University of Kentucky
Student Relations and Communications Intern for UK Ag Equine Programs
Internship Project Summary Poster
Research on use, management and distribution on America's Wild Mustangs
As my undergrad experience comes to a close, it’s easy to get lost in the chaos of what it means to be a college graduate. Higher expectations of yourself, other’s higher expectations of you, the pressure of finding a full-time position to support your livelihood that utilizes your degree and so much more. It’s important to take the time to look back at where you started and how you got to where you are today, and where you can end up.
When I first started at the University of Kentucky in the College of Agriculture, Food and Environment, I thought I knew whole-heartedly where I would end up after college. I would get a degree in Equine Science and Management and precedingly go on to work with the wild mustangs out west with the Bureau of Land Management. I thought I knew what my life would look like, but now that couldn’t be farther from the truth. The past four years have taught me a lot about who I want to be in the future, how I can continue to grow, and what I value in life.

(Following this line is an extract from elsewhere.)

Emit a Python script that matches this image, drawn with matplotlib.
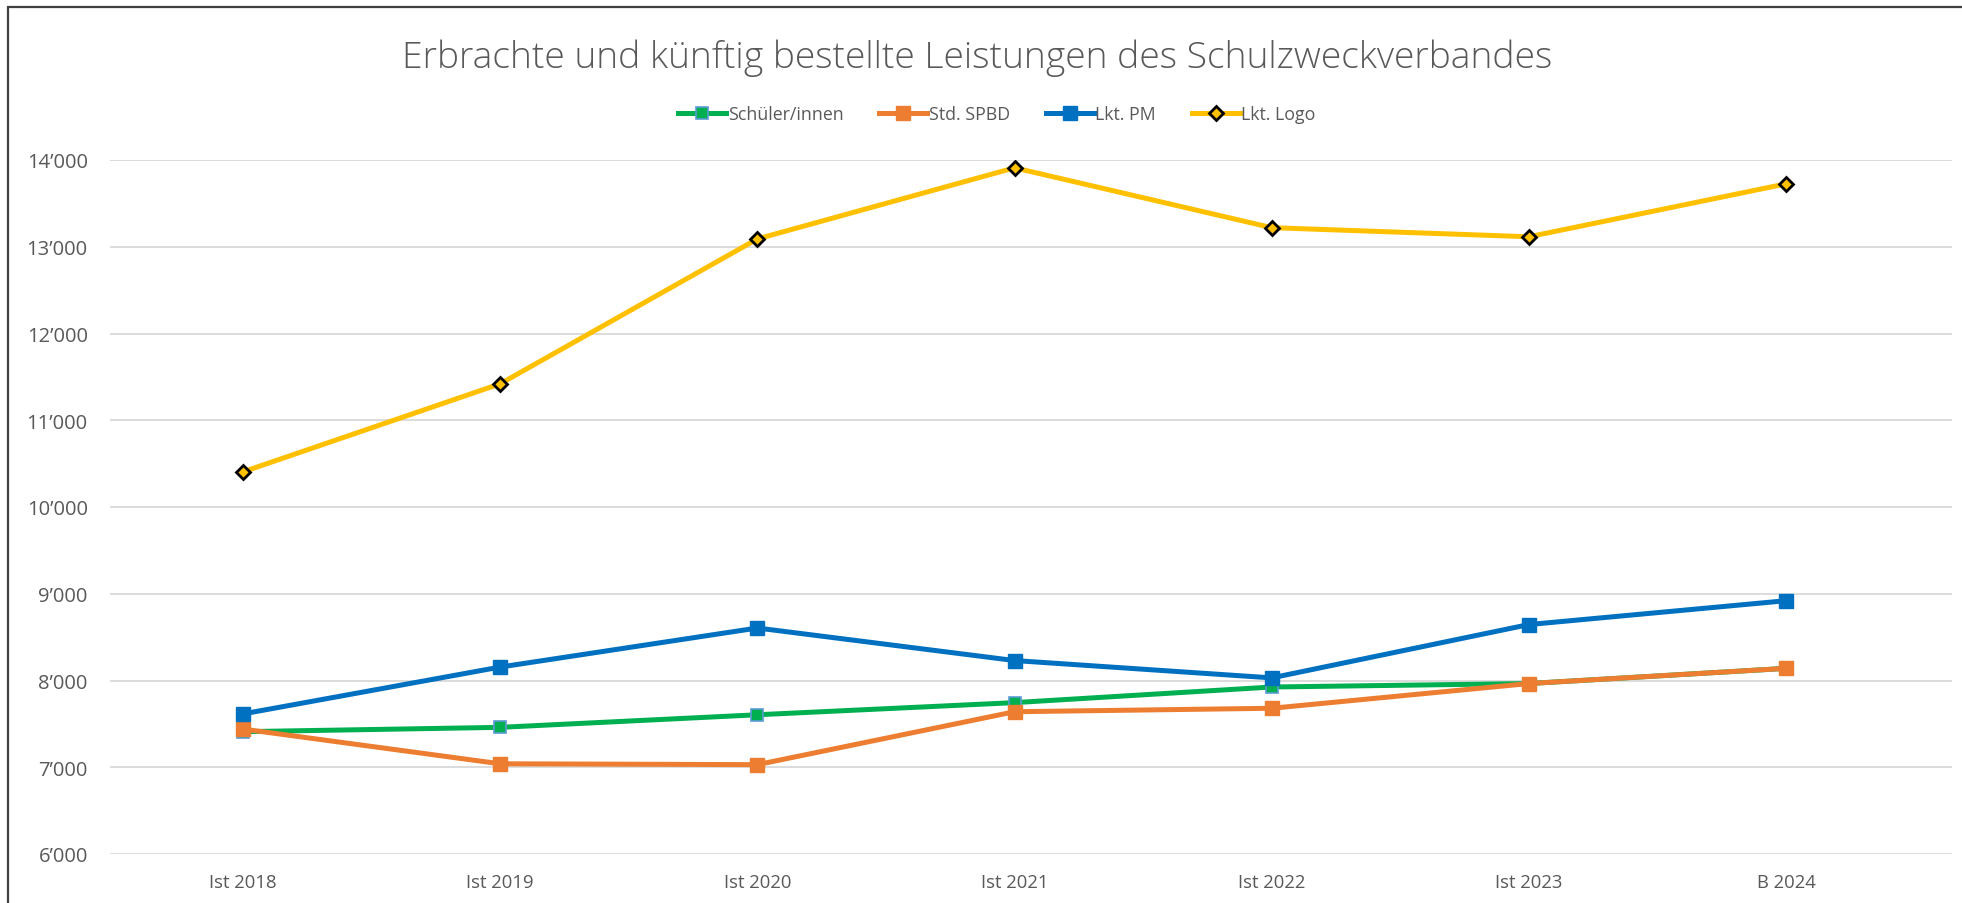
import matplotlib

matplotlib.use("Agg")
import matplotlib.pyplot as plt
from matplotlib.patches import Rectangle
from matplotlib.ticker import FuncFormatter, MultipleLocator

# values
YEARS = ["Ist 2018", "Ist 2019", "Ist 2020", "Ist 2021", "Ist 2022", "Ist 2023", "B 2024"]
SCHUELER = [7410, 7460, 7605, 7745, 7925, 7965, 8140]
SPBD = [7440, 7040, 7030, 7640, 7680, 7965, 8140]
PM = [7615, 8155, 8605, 8230, 8030, 8645, 8920]
LOGO = [10405, 11420, 13090, 13910, 13220, 13115, 13725]

TITLE = "Erbrachte und künftig bestellte Leistungen des Schulzweckverbandes"
GREY = "#595959"

W, H = 1962, 904
fig = plt.figure(figsize=(W / 100, H / 100), dpi=100)
# axes box in pixels: x 110..1952, y 161..855 (from top)
ax = fig.add_axes([110 / W, (H - 855) / H, (1952 - 110) / W, (855 - 161) / H])

x = list(range(len(YEARS)))
lw = 3.6
ax.plot(x, SCHUELER, color="#00B050", lw=lw, marker="s", ms=9,
        mfc="#00B050", mec="#5B9BD5", mew=1.2, label="Schüler/innen")
ax.plot(x, SPBD, color="#ED7D31", lw=lw, marker="s", ms=10,
        mfc="#ED7D31", mec="#ED7D31", label="Std. SPBD")
ax.plot(x, PM, color="#0070C0", lw=lw, marker="s", ms=10,
        mfc="#0070C0", mec="#0070C0", label="Lkt. PM")
ax.plot(x, LOGO, color="#FFC000", lw=lw, marker="D", ms=7.5,
        mfc="#FFC000", mec="black", mew=2.0, label="Lkt. Logo")

ax.set_xlim(-0.517, 6.645)
ax.set_ylim(6000, 14000)
ax.yaxis.set_major_locator(MultipleLocator(1000))
ax.yaxis.set_major_formatter(FuncFormatter(lambda v, _: f"{int(v):,}".replace(",", "\u2019")))
ax.set_xticks(x)
ax.set_xticklabels(YEARS)
ax.grid(axis="y", color="#D9D9D9", lw=1.3)
ax.set_axisbelow(True)
for s in ax.spines.values():
    s.set_visible(False)
ax.tick_params(axis="both", length=0, colors=GREY)
ax.tick_params(axis="y", pad=16, labelsize=14.5)
ax.tick_params(axis="x", pad=14, labelsize=13.3)
for lab in ax.get_xticklabels() + ax.get_yticklabels():
    lab.set_family("Open Sans")

fig.text(977 / W, 1 - 58 / H, TITLE, ha="center", va="center",
         fontsize=26.8, color=GREY, family="Open Sans", fontweight="light")
fig.legend(loc="center", bbox_to_anchor=(997 / W, 1 - 115 / H), ncol=4, frameon=False,
           handlelength=2.7, handletextpad=0.1, columnspacing=2.0,
           labelcolor=GREY, prop={"family": "Open Sans", "size": 12.8})

# outer chart frame, cut off at right and bottom in the reference
fig.patches.append(Rectangle((8 / W, -0.1), 1.2, 1 - 8 / H + 0.1, transform=fig.transFigure,
                             fill=False, ec="#404040", lw=1.6))

fig.savefig("out.png", dpi=100)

I spent the vast majority of my time in college working outside of classes and not getting your typical, friend filled, extra-curricular activity track. From being a full-time nanny, to managing play groups at a dog kennel, selling clothes at a women’s business professional store, interning with different departments in the college, participating in a research project with Reforest the Bluegrass and so much more, I became disciplined. Learning how to balance my time between my education and employment became the most valuable experience I had during my college career. I believe it set me up for unparalleled success to help me in any future endeveavor.
A few days before my freshman year ended, I rescued my first dog. At the time, he was a 5-and-a-half-month-old German Shepherd male, who had already been owned by three people. I named him Taro, after the war journalist Gerda Taro, and he taught me patience and grace as I worked for his behavioral problems. I rescued my second dog later that year, a 10-month-old Siberian Husky that I called Capa, for Robert Capa (Gerda Taro’s Life Partner). They both have forced me to plan, be responsible, to be prepared for the unexpected.

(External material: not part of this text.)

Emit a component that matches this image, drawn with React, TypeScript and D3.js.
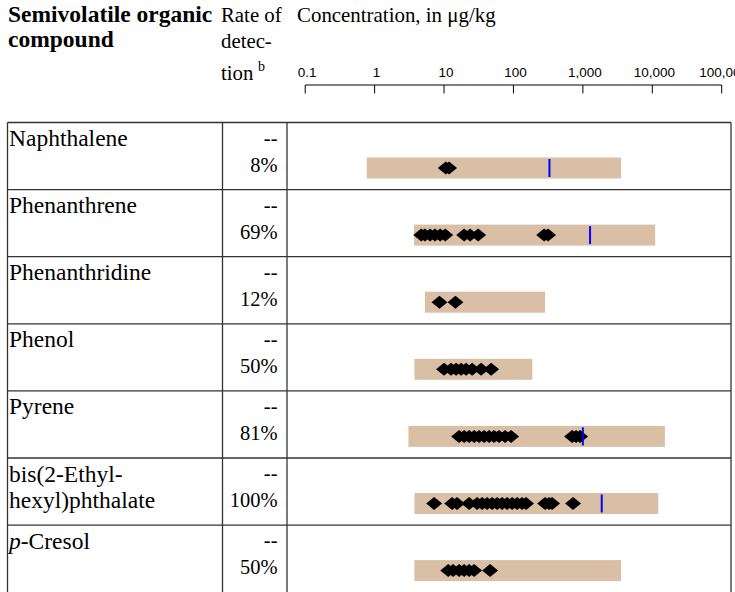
import React from "react";
import * as d3 from "d3";

const compounds = ["Naphthalene", "Phenanthrene", "Phenanthridine", "Phenol", "Pyrene", "bis(2-Ethyl-|hexyl)phthalate", "p-Cresol"];
const rates = ["8%", "69%", "12%", "50%", "81%", "100%", "50%"];
const rangeLow = [0.77, 3.7, 5.3, 3.74, 3.07, 3.75, 3.74];
const rangeHigh = [3550, 11000, 286, 187, 15200, 12200, 3550];
const guideline: (number | null)[] = [330, 1270, null, null, 1000, 1870, null];
const detections: number[][] = [
  [10.6, 11.8],
  [4.7, 5.3, 6.3, 7.4, 8.8, 10.4, 19.5, 23.8, 31, 277, 315],
  [8.6, 14.6],
  [10.0, 12.6, 14.9, 17.6, 20.8, 25.4, 34.2, 47.7],
  [16.5, 19.5, 23, 27.2, 32, 37.8, 44.6, 52.5, 62, 75.8, 92.5, 700, 798, 912],
  [7.2, 13.1, 15.4, 23, 30, 35.4, 41.8, 49.3, 58.2, 68.7, 81.1, 95.7, 113, 133, 152, 286, 326, 360, 722],
  [11.5, 13.5, 16.5, 19.5, 23, 27.1, 46.1],
];
const tickValues = [0.1, 1, 10, 100, 1000, 10000, 100000];
const tickLabels = ["0.1", "1", "10", "100", "1,000", "10,000", "100,000"];

const SERIF = "'Liberation Serif', 'Times New Roman', serif";
const SANS = "'Liberation Sans', Arial, sans-serif";

export default function App() {
  const x = d3.scaleLog().domain([0.1, 100000]).range([305.2, 721.7]);
  const rowTop = (i: number) => 122.5 + i * 67.1;
  const tableLeft = 7.5, tableRight = 731, col1 = 222.5, col2 = 287;
  const border = "#333";
  const diamond = (cx: number, cy: number) => {
    const hw = 8, hh = 6.5;
    const p = d3.path();
    p.moveTo(cx - hw, cy);
    p.lineTo(cx, cy - hh);
    p.lineTo(cx + hw, cy);
    p.lineTo(cx, cy + hh);
    p.closePath();
    return p.toString();
  };

  return (
    <svg width={735} height={592} style={{ position: "absolute", left: 0, top: 0, background: "#fff" }}>
      <rect x={0} y={0} width={735} height={592} fill="#fff" />
      {/* header */}
      <text x={8} y={21.7} fontFamily={SERIF} fontWeight="bold" fontSize={23.5} fill="#000">Semivolatile organic</text>
      <text x={8} y={47} fontFamily={SERIF} fontWeight="bold" fontSize={23.5} fill="#000">compound</text>
      <text x={221} y={21.7} fontFamily={SERIF} fontSize={20.8} fill="#000">Rate of</text>
      <text x={221} y={48.3} fontFamily={SERIF} fontSize={20.8} fill="#000">detec-</text>
      <text x={221} y={80} fontFamily={SERIF} fontSize={20.8} fill="#000">tion</text>
      <text x={258} y={71} fontFamily={SERIF} fontSize={14} fill="#000">b</text>
      <text x={297} y={21.7} fontFamily={SERIF} fontSize={20.9} fill="#000">Concentration, in μg/kg</text>

      {/* axis */}
      <line x1={x(0.1)} x2={x(100000)} y1={85} y2={85} stroke="#000" strokeWidth={1} />
      {tickValues.map((v, i) => (
        <g key={"t" + i}>
          <line x1={x(v)} x2={x(v)} y1={85} y2={93.5} stroke="#000" strokeWidth={1} />
          <text x={x(v) + 2} y={76.7} textAnchor="middle" fontFamily={SANS} fontSize={13.5} fill="#000">{tickLabels[i]}</text>
        </g>
      ))}

      {/* rows */}
      {compounds.map((name, i) => {
        const top = rowTop(i);
        const lines = name.split("|");
        const barY = top + 35;
        const barH = 21;
        const cy = barY + barH / 2;
        const g = guideline[i];
        return (
          <g key={"r" + i}>
            {lines.map((ln, j) => {
              if (ln.startsWith("p-")) {
                return (
                  <text key={j} x={9} y={top + 23.5 + j * 26} fontFamily={SERIF} fontSize={23.5} fill="#000">
                    <tspan fontStyle="italic">p</tspan>
                    <tspan>{ln.slice(1)}</tspan>
                  </text>
                );
              }
              return (
                <text key={j} x={9} y={top + 23.5 + j * 26} fontFamily={SERIF} fontSize={23.5} fill="#000">{ln}</text>
              );
            })}
            <text x={277.5} y={top + 22} textAnchor="end" fontFamily={SERIF} fontSize={20.5} fill="#000">--</text>
            <text x={277.5} y={top + 49} textAnchor="end" fontFamily={SERIF} fontSize={20.5} fill="#000">{rates[i]}</text>
            <rect x={x(rangeLow[i])} y={barY} width={x(rangeHigh[i]) - x(rangeLow[i])} height={barH} fill="#d9bfa6" />
            {detections[i].map((v, k) => (
              <path key={k} d={diamond(x(v), cy)} fill="#000" />
            ))}
            {g !== null && (
              <line x1={x(g)} x2={x(g)} y1={barY + 1.5} y2={barY + barH - 1.5} stroke="#0000ff" strokeWidth={2} />
            )}
          </g>
        );
      })}

      {/* table borders */}
      {compounds.map((_, i) => (
        <line key={"h" + i} x1={tableLeft} x2={tableRight} y1={rowTop(i)} y2={rowTop(i)} stroke={border} strokeWidth={1.3} />
      ))}
      <line x1={tableLeft} x2={tableLeft} y1={rowTop(0)} y2={600} stroke={border} strokeWidth={1.3} />
      <line x1={col1} x2={col1} y1={rowTop(0)} y2={600} stroke={border} strokeWidth={1.3} />
      <line x1={col2} x2={col2} y1={rowTop(0)} y2={600} stroke={border} strokeWidth={1.3} />
      <line x1={tableRight} x2={tableRight} y1={rowTop(0)} y2={600} stroke={border} strokeWidth={1.3} />
    </svg>
  );
}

The Equine Program at the University of Kentucky taught me more than I can even put into words. It was the catalyst that drove me to start my own business, after being inspired and pushed by my peers. Without them, I’m not sure if I would have discovered what I truly am passionate about, nor what I was good at.
All of my life experience over the past four years, combined with the Ag Equine Programs, prepared me for whatever comes at me next. No matter where life takes me, I know that I have a solid foundation of knowledge, understanding and strength to find my way through the next steps. I could see myself entering a full-time career in the communications field, maybe eventually working with the Bureau of Land Management, or something completely different. I think that’s the benefit of having such a wide skillset working through so many positions and having a program that teaches you specific but widely appliable skills across the board.